The above configuration instructs the Nginx server to serve the ACME challenge generated by Certbot. You must perform this step for the Certbot container to verify the ownership of the domain name and issue an SSL certificate for it. You swap this configuration in the later steps to set up the reverse proxy server.

Start the PyTorch workspace.

# docker-compose up -d

The above command starts the services defined in the docker-compose.yaml file in detached mode. This means that the services will start in the background, and you can use your terminal for other commands.

Verify the SSL issuance.

# ls certbot/conf/live/pytorch.example.com

The above command outputs the list of contents inside the directory created by Certbot for your domain name. The output should contain the fullchain.pem and the privkey.pem files. It may take up to five minutes to generate the SSL certificate. If it takes longer than that, you can troubleshoot by viewing the logs using the docker-compose logs certbot command.

Update the nginx.conf file.

# nano nginx/nginx.conf

Add the following contents to the file.

events {}

http {
    server_tokens off;
    charset utf-8;

    map $http_upgrade $connection_upgrade {
        default upgrade;
        '' close;
    }

    server {
        listen 80 default_server;
        server_name _;

        return 301 https://$host$request_uri;
    }

    server {
        listen 443 ssl http2;

        server_name pytorch.example.com;

        ssl_certificate     /etc/letsencrypt/live/pytorch.example.com/fullchain.pem;
        ssl_certificate_key /etc/letsencrypt/live/pytorch.example.com/privkey.pem;

        location / {
            proxy_pass http://jupyter:8888;
            proxy_set_header X-Real-IP $remote_addr;
            proxy_set_header Host $host;
            proxy_set_header X-Forwarded-For $proxy_add_x_forwarded_for;

            proxy_http_version 1.1;
            proxy_set_header Upgrade $http_upgrade;
            proxy_set_header Connection $connection_upgrade;
            proxy_set_header X-Scheme $scheme;

            proxy_buffering off;
        }

        location ~ /.well-known/acme-challenge/ {
            root /var/www/certbot;
        }
    }
}

The above configuration uses the SSL certificate generated by Certbot. It configures a reverse proxy server that channels the incoming traffic to the container on port 8888. It also defines a location block to serve ACME challenge files for SSL renewals using Cron.
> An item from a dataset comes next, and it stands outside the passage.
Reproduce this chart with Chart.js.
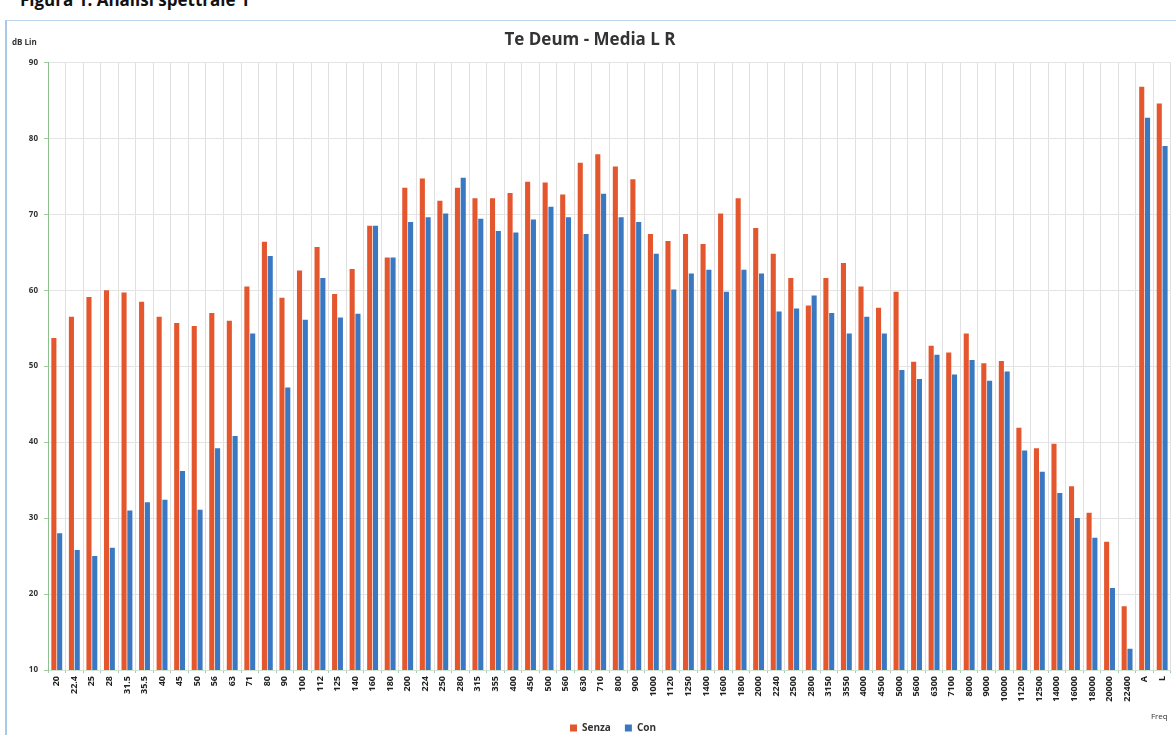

Restart the Nginx service.

# docker-compose restart nginx

The above command restarts the Nginx container to enable the updated configuration. You can confirm the deployment of the workspace by opening https://pytorch.example.com in your web browser.

Set Up Automatic SSL Renewal

Cron is a built-in job scheduler in the Linux operating system to run the specified commands at a scheduled time. Refer to How to Use the Cron Task Scheduler to learn more.

Edit the Cron table.

# crontab -e

The above command opens the Cron table editor.

Add the following entries to the table.

0 5 1 */2 *  /usr/local/bin/docker-compose start -f /root/pytorch-environment/docker-compose.yaml certbot
5 5 1 */2 *  /usr/local/bin/docker-compose restart -f /root/pytorch-environment/docker-compose.yaml nginx

The above statements define two tasks that start the Certbot container to regenerate the SSL certificate and restart the Nginx container to reload the configuration using the latest SSL certificate.

To exit the editor, press Esc, type !wq, and press Enter

Configure the Firewall Rules

Add the firewall rules.

# ufw allow 22
# ufw allow 80
# ufw allow 443

The above commands enable the firewall and allow the incoming connection on port 80 for HTTP traffic, 443 for HTTPS traffic, and 22 for SSH connections.

Enable the firewall.

# ufw enable

Conclusion

This article demonstrated the steps to inherit the PyTorch container image and install JupyterLab to create a new container image. It also walks you through the deployment using Docker and Docker Compose on Vultr Cloud GPU servers. You can also push the container image you built to your DockerHub account for deploying temporary PyTorch workspaces in the future.